Paper long abstract:
Between October 2022 and September 2023, I am conducting a pilot field research titled "Analysis of the relationship between anthropogenic climate change and local practices towards intangible cultural heritage", subsidized by the Polish National Science Center (No. DEC-2022/06/X/HS2/00741). It focuses on the impact that the climate crisis has on rituals and customs related to the growing season, the annual snow cycle and water level. Seven case studies are phenomena related to natural environment and inscribed on the Polish national list of intangible cultural heritage: 1) requiring specific meteorological conditions - Kumoterka Races, 2) related to the growing season and plants - two Corpus Christi Processions with the tradition of floral carpets; Basketry; Sowing hearts and crosses in fields and 3) dependent on surface water levels – Traditional rafting riding. The research aims to reflect on the strategies towards tradition in the context of the climate crisis and empowerment local communities, who have the right not only to be informed about the consequences of climate change but to generate concrete solutions. The research work will be embedded in ethnoclimatology (Orlove 2002, Strauss 2018), climate ethnography (Crate 2011) and anthropology of folklore (Burszta 1987, Kowalski 1990, Sulima 2010). One of the methods I will use is visual documentation - primarily photograps, but also short documentary clips. In my speech, I would like to present the visual empirical material that I will manage to produce by this time and also ideas for its further use.
Paper short abstract:
There is growing recognition on the effects that human activities have had on the functioning of the planet. This recognition has, in turn, resulted in more actions, or, more often, calls to action, that have seldom sought to restore the stories driving humans towards their own destruction.
Paper long abstract:
Over the past five decades a growing public and scientific recognition on the effects that human activities have had on the biophysical functioning of the planet has come about. This recognition has, in turn, resulted in actions, or, more often, calls to action, that have seldom sought to address and perhaps restore the underlying stories driving humans towards their own destruction. This paper will seek to explore some practical ideas and examples, in terms of film techniques and narratives, that would both incorporate and elevate diverse ways of seeing the world and restore our potential to imagine alternative, less grueling, realities.
Paper short abstract:
This paper will explore climate change as an injustice in relation to future generations and ask if ethno science fiction as an ethnographic film method could contribute to a ‘temporal proximity’, encouraging critical debate, speculation and sympathy in relation to the lives of future generations.
Paper long abstract:
Official and governmental reports on the effects of climate change are rarely read and do not play a significant part in the everyday life-worlds of most British people. More immediate concerns are often prioritized, and yet, media coverage about environmental disasters and scientific predictions about future environmental threats still play on the imagination of individuals. I refer to this relation as ‘temporal proximity’. This is reflected in the ethno science fiction film Call Me Back (Sjöberg, 2020) of the protagonist James having a phone conversation with his past, present and future selves between 2014 and 2056.

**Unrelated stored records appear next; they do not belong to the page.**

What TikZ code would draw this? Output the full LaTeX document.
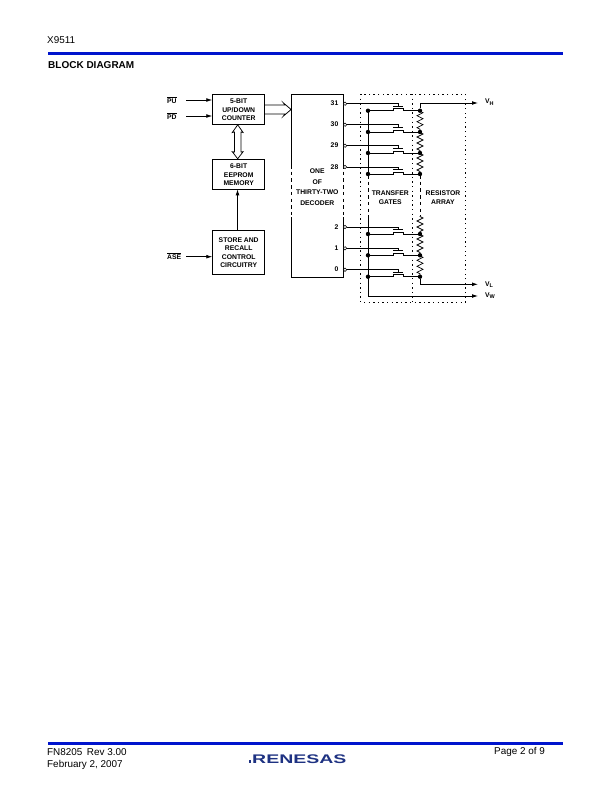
\documentclass[tikz,border=0pt]{standalone}
\usepackage{fontspec}
\setmainfont{Liberation Sans}
\usetikzlibrary{arrows.meta,decorations.pathmorphing}
\definecolor{rblue}{RGB}{0,20,205}
\definecolor{logoblue}{RGB}{30,50,130}
\tikzset{
  x=1pt,y=-1pt,
  wire/.style={draw=black,line width=0.75pt},
  arrowwire/.style={wire,-{Latex[length=6pt,width=3.8pt]}},
  blockbox/.style={draw=black,line width=0.8pt,align=center,font=\fontsize{6.8}{8.5}\selectfont\bfseries,inner sep=0pt,anchor=north west},
  lab/.style={font=\fontsize{6.8}{7}\selectfont\bfseries,inner sep=0pt},
  page/.style={font=\fontsize{9.9}{10}\selectfont,inner sep=0pt,anchor=west},
  dotted box/.style={draw=black,line width=1pt,dash pattern=on 1.3pt off 3.3pt},
  dashed bus/.style={draw=black,line width=0.8pt,dash pattern=on 3.5pt off 3.2pt},
  bullet/.style={circle,fill=black,inner sep=0pt,minimum size=4.4pt},
  pinc/.style={circle,draw=black,line width=0.5pt,fill=white,inner sep=0pt,minimum size=3.4pt},
  res/.style={wire,decoration={zigzag,segment length=6pt,amplitude=3pt,pre length=0.5pt,post length=0.5pt},decorate},
}
\newcommand{\gatecell}[4]{% #1 name, #2 input y, #3 output y, #4 label
  \node[pinc] (p#1) at (345,#2) {};
  \node[lab,anchor=east] (l#1) at (338.5,#2-0.3) {#4};
  \node[bullet] (a#1) at (368,#3) {};
  \node[bullet] (b#1) at (420,#3) {};
  \coordinate (g#1) at (398.3,#3-4.6);
  \draw[wire] (p#1) -- (398.3,#2) -- (g#1);
  \draw[wire,line width=1pt] (393.3,#3-4.6) -- (403.3,#3-4.6);
  \draw[wire] (a#1) -- (393.3,#3) -- (393.3,#3-2) -- (403.3,#3-2) -- (403.3,#3) -- (b#1);
}
\begin{document}
\begin{tikzpicture}
\useasboundingbox (0,0) rectangle (612,792);
\fill[white] (0,0) rectangle (612,792);
% page furniture
\node[page] (hd) at (47,40.5) {X9511};
\fill[rblue] (48,51.8) rectangle (563,54.8);
\node[page,font=\fontsize{10}{10}\selectfont\bfseries] (ti) at (48,65.5) {BLOCK DIAGRAM};
\fill[rblue] (48,741.5) rectangle (563,744.5);
\node[page] (f1) at (47,752) {FN8205\hspace{4.5pt}Rev 3.00};
\node[page] (f2) at (47,764.5) {February 2, 2007};
\node[page] (f3) at (494,752) {Page 2 of 9};
\fill[logoblue] (248.5,760.3) rectangle (251.3,763);
\node[inner sep=0pt,text=logoblue,anchor=west,font=\fontsize{12.5}{13}\selectfont\bfseries] (logo) at (252,759) {\scalebox{1.56}[1]{RENESAS}};
% blocks
\node[blockbox,minimum width=52pt,minimum height=30pt] (cnt) at (212.3,94.3) {5-BIT\\UP/DOWN\\COUNTER};
\node[blockbox,minimum width=52pt,minimum height=30pt] (eep) at (212.3,159.3) {6-BIT\\EEPROM\\MEMORY};
\node[blockbox,minimum width=52pt,minimum height=44pt] (sto) at (212.3,230.3) {STORE AND\\RECALL\\CONTROL\\CIRCUITRY};
% decoder
\coordinate (dtl) at (291.3,94.3);
\coordinate (dtr) at (343.5,94.3);
\coordinate (dbl) at (291.3,277.3);
\coordinate (dbr) at (343.5,277.3);
\draw[wire,line width=0.8pt] (291.3,165) -- (dtl) -- (dtr) -- (343.5,165);
\draw[wire,line width=0.8pt] (291.3,217) -- (dbl) -- (dbr) -- (343.5,217);
\draw[dashed bus] (291.3,165) -- (291.3,217);
\draw[dashed bus] (343.5,165) -- (343.5,217);
\node[lab,align=center,font=\fontsize{6.8}{10.6}\selectfont\bfseries] (dec) at (317.3,187) {ONE\\OF\\THIRTY-TWO\\DECODER};
% inputs
\node[lab,anchor=west] (pu) at (167,100) {$\overline{\mbox{PU}}$};
\node[lab,anchor=west] (pd) at (167,116) {$\overline{\mbox{PD}}$};
\node[lab,anchor=west] (ase) at (167,255.7) {$\overline{\mbox{ASE}}$};
\coordinate (cntpu) at (212.3,100);
\coordinate (cntpd) at (212.3,116);
\coordinate (stoa) at (212.3,256.7);
\coordinate (sto1) at (237.5,230.3);
\coordinate (eep1) at (237.5,189.3);
\draw[arrowwire] (186,100) -- (cntpu);
\draw[arrowwire] (186,116) -- (cntpd);
\draw[arrowwire] (186,256.7) -- (stoa);
\draw[arrowwire] (sto1) -- (eep1);
% double arrow counter <-> eeprom
\draw[wire] (237.7,124.8) -- (232.3,132.5) -- (234.4,132) -- (234.4,152) -- (232.3,151.7) -- (237.7,158.8) -- (243.1,151.7) -- (241,152) -- (241,132) -- (243.1,132.5) -- cycle;
% bus arrow counter -> decoder
\coordinate (tip) at (291.1,109.5);
\draw[wire] (264.5,105) -- (285,105) -- (283.5,103) -- (tip) -- (283.5,116) -- (285,114) -- (264.5,114);
% transfer gates / resistor array boxes
\draw[dotted box] (360.7,94) rectangle (465.3,302.3);
\draw[dotted box] (412.3,94) -- (412.3,302.3);
% buses
\draw[wire] (368,110.7) -- (368,175);
\draw[dashed bus] (368,175) -- (368,216);
\draw[wire] (368,216) -- (368,296);
\draw[dashed bus] (420,175) -- (420,216);
% gates
\gatecell{31}{103.7}{110.7}{31}
\gatecell{30}{124.7}{132}{30}
\gatecell{29}{145.7}{153}{29}
\gatecell{28}{167}{174}{28}
\gatecell{2}{227}{234}{2}
\gatecell{1}{248.3}{255.3}{1}
\gatecell{0}{269.7}{276.7}{0}
% resistors
\draw[res] (b31.center) -- (b30.center);
\draw[res] (b30.center) -- (b29.center);
\draw[res] (b29.center) -- (b28.center);
\coordinate (rtop) at (420,216);
\draw[res] (rtop) -- (b2.center);
\draw[res] (b2.center) -- (b1.center);
\draw[res] (b1.center) -- (b0.center);
% outputs
\coordinate (vh) at (478,103);
\coordinate (vl) at (478,284.3);
\coordinate (vw) at (478,296);
\coordinate (bw) at (368,296);
\draw[arrowwire] (b31) -- (420,103) -- (vh);
\draw[arrowwire] (b0) -- (420,284.3) -- (vl);
\draw[arrowwire] (bw) -- (vw);
\node[lab,anchor=west] (lvh) at (485,102) {V\raisebox{-1.5pt}{\fontsize{5.5}{5.5}\selectfont H}};
\node[lab,anchor=west] (lvl) at (485,284.5) {V\raisebox{-1.5pt}{\fontsize{5.5}{5.5}\selectfont L}};
\node[lab,anchor=west] (lvw) at (485,295.5) {V\raisebox{-1.5pt}{\fontsize{5.5}{5.5}\selectfont W}};
\node[lab,align=center,font=\fontsize{6.8}{9}\selectfont\bfseries] (tg) at (390.3,197.8) {TRANSFER\\GATES};
\node[lab,align=center,font=\fontsize{6.8}{9}\selectfont\bfseries] (ra) at (443,197.8) {RESISTOR\\ARRAY};
\end{tikzpicture}
\end{document}
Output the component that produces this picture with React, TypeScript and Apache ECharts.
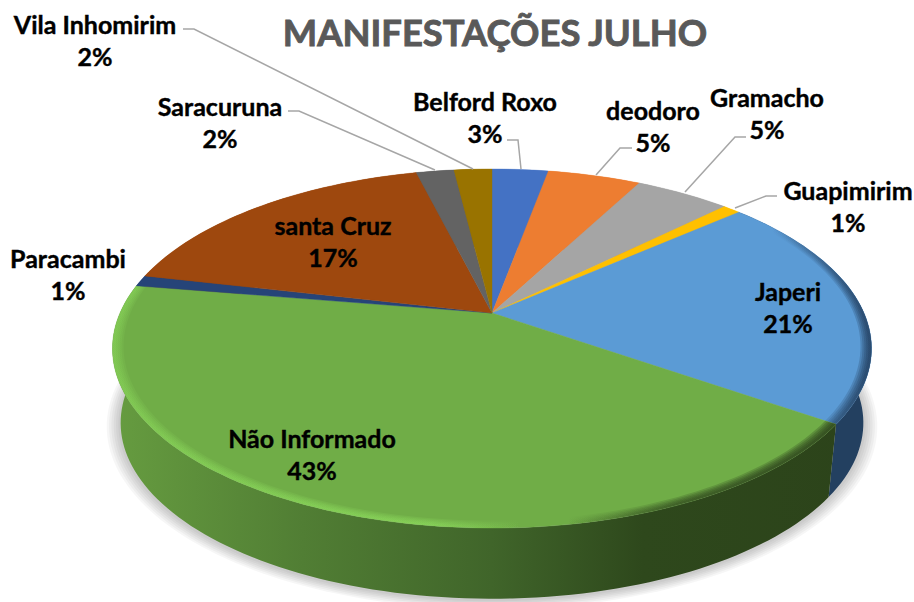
import React, { useEffect, useRef } from "react";
import * as echarts from "echarts";

const titleText = "MANIFESTAÇÕES JULHO";
const categories = ["Belford Roxo", "deodoro", "Gramacho", "Guapimirim", "Japeri", "Não Informado", "Paracambi", "santa Cruz", "Saracuruna", "Vila Inhomirim"];
const values = [2.9, 4.8, 4.9, 0.9, 21.2, 42.9, 1.0, 17.5, 1.95, 1.95];
const percentLabels = ["3%", "5%", "5%", "1%", "21%", "43%", "1%", "17%", "2%", "2%"];

const colors = ["#4472c4", "#ed7d31", "#a5a5a5", "#ffc000", "#5b9bd5", "#70ad47", "#264478", "#9e480e", "#636363", "#997300"];

const labelCenters = [[485, 117], [653, 126], [767, 113], [848, 206], [788, 307], [312, 454], [68, 274], [333, 241], [220, 122], [95, 40]];
const leaders: (number[][] | null)[] = [
  [[507, 140], [518, 140], [521, 169]],
  [[632, 148], [620, 148], [596, 175]],
  [[746, 137], [735, 137], [685, 192]],
  [[777, 196], [766, 196], [735, 208]],
  null, null, null, null,
  [[288, 111], [299, 111], [435, 170]],
  [[183, 29], [194, 29], [473, 169]],
];

const TOP = { cx: 492, cy: 313, f: 372, g: 172.5 };
const BOTTOM = { cx: 492, cy: 388, f: 364, g: 169 };
const K = 0.198;
const rimSteps = [0.972, 0.977, 0.982, 0.987, 0.992];
const shadowSteps = [1.036, 1.03, 1.024, 1.018, 1.012, 1.006];

const total = values.reduce((a, b) => a + b, 0);
const startFrac = (i: number) => values.slice(0, i).reduce((a, b) => a + b, 0) / total;

function project(p: typeof TOP, frac: number, r = 1): number[] {
  const a = frac * Math.PI * 2;
  const s = Math.sin(a) * r;
  const c = -Math.cos(a) * r;
  const w = 1 - K * c;
  return [p.cx + (p.f * s) / w, p.cy + (p.g * c) / w];
}
function arc(p: typeof TOP, f0: number, f1: number, r = 1): number[][] {
  const n = Math.max(2, Math.ceil((f1 - f0) * 240));
  const out: number[][] = [];
  for (let i = 0; i <= n; i++) out.push(project(p, f0 + ((f1 - f0) * i) / n, r));
  return out;
}
const hGrad = (stops: [number, string][]) =>
  new echarts.graphic.LinearGradient(113, 0, 870, 0, stops.map(([offset, color]) => ({ offset, color })), true);

const wallFill = (i: number) => {
  if (i === 5)
    return hGrad([[0, "#669c40"], [0.25, "#517e34"], [0.5, "#40652a"], [0.7, "#2e481c"], [1, "#2c431a"]]);
  if (i === 4) return "#234060";
  return colors[i];
};
const rimOverlay = (i: number) => {
  if (i === 5)
    return hGrad([
      [0, "rgba(150,235,100,0.1)"],
      [0.42, "rgba(150,235,100,0.14)"],
      [0.54, "rgba(150,235,100,0)"],
      [0.6, "rgba(40,60,25,0)"],
      [0.75, "rgba(40,60,25,0.2)"],
      [1, "rgba(40,60,25,0.28)"],
    ]);
  if (i === 4)
    return hGrad([
      [0, "rgba(30,55,85,0)"],
      [0.87, "rgba(30,55,85,0)"],
      [0.96, "rgba(30,55,85,0.18)"],
      [1, "rgba(30,55,85,0.26)"],
    ]);
  return null;
};

export default function App() {
  const ref = useRef<HTMLDivElement>(null);
  useEffect(() => {
    const chart = echarts.init(ref.current!, undefined, { renderer: "svg" });
    const data = values.map((v, i) => ({ name: categories[i], value: v }));
    chart.setOption({
      animation: false,
      backgroundColor: "#ffffff",
      title: {
        text: titleText,
        left: 490,
        top: 9,
        textAlign: "center",
        textStyle: {
          fontFamily: "Lato",
          fontWeight: "bold",
          fontSize: 36.4,
          color: "#595959",
          textBorderColor: "#595959",
          textBorderWidth: 0.9,
        },
      },
      series: [
        {
          type: "custom",
          coordinateSystem: "none",
          z: 1,
          silent: true,
          data: shadowSteps.map((r) => [r]),
          renderItem: (_: any, api: any) => ({
            type: "polygon",
            shape: { points: arc({ ...BOTTOM, cy: BOTTOM.cy + 1 }, 0, 1, api.value(0)) },
            style: { fill: "rgba(0,0,0,0.035)" },
          }),
        },
        {
          type: "custom",
          coordinateSystem: "none",
          z: 2,
          silent: true,
          data,
          renderItem: (params: any) => {
            const i = params.dataIndex;
            const f0 = startFrac(i);
            const f1 = startFrac(i + 1);
            const pts = [...arc(TOP, f0, f1), ...arc(BOTTOM, f0, f1).reverse()];
            return { type: "polygon", shape: { points: pts }, style: { fill: wallFill(i) } };
          },
        },
        {
          type: "custom",
          coordinateSystem: "none",
          z: 3,
          silent: true,
          data,
          renderItem: (params: any) => {
            const i = params.dataIndex;
            const f0 = startFrac(i);
            const f1 = startFrac(i + 1);
            const top = [[TOP.cx, TOP.cy], ...arc(TOP, f0, f1)];
            const children: any[] = [
              { type: "polygon", shape: { points: top }, style: { fill: colors[i], stroke: colors[i], lineWidth: 0.4 } },
            ];
            const overlay = rimOverlay(i);
            if (overlay)
              rimSteps.forEach((r) =>
                children.push({
                  type: "polygon",
                  shape: { points: [...arc(TOP, f0, f1), ...arc(TOP, f0, f1, r).reverse()] },
                  style: { fill: overlay },
                })
              );
            return { type: "group", children };
          },
        },
        {
          type: "custom",
          coordinateSystem: "none",
          z: 4,
          silent: true,
          data,
          renderItem: (params: any) => {
            const i = params.dataIndex;
            const [x, y] = labelCenters[i];
            const line = leaders[i];
            const children: any[] = [];
            if (line)
              children.push({
                type: "polyline",
                shape: { points: line },
                style: { fill: "none", stroke: "#a6a6a6", lineWidth: 1.5 },
              });
            children.push({
              type: "text",
              x,
              y,
              style: {
                text: `${categories[i]}\n${percentLabels[i]}`,
                fontFamily: "Lato",
                fontWeight: "bold",
                fontSize: 25,
                lineHeight: 32,
                fill: "#000000",
                stroke: "#000000",
                lineWidth: 0.4,
                align: "center",
                verticalAlign: "middle",
              },
            });
            return { type: "group", children };
          },
        },
      ],
    });
    return () => chart.dispose();
  }, []);
  return <div ref={ref} style={{ position: "absolute", left: 0, top: 0, width: 914, height: 602 }} />;
}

The hierarchy that controls James' perception of the importance of future challenges is similar to news presentations in media, depending on the cultural proximity the audience feels in relation to the news topic. Straubhaar explains cultural proximity as ‘[…] the tendency to prefer media products from one’s own culture or the most similar possible culture’ (Straubhaar 2003: 85). Ethnographic films have traditionally contributed to cultural proximity among the audience by bridging the different with the familiar and mediating complex cultural understanding. Similarly, ethno science fictions present the possibility to create complex understanding and sympathy for future generations – a temporal proximity. Abstract ideas about the future become concrete problems and possibilities as they are imagined and discussed with the audience as an attempt to approach injustice due to the consequence that climate change will have for future generations.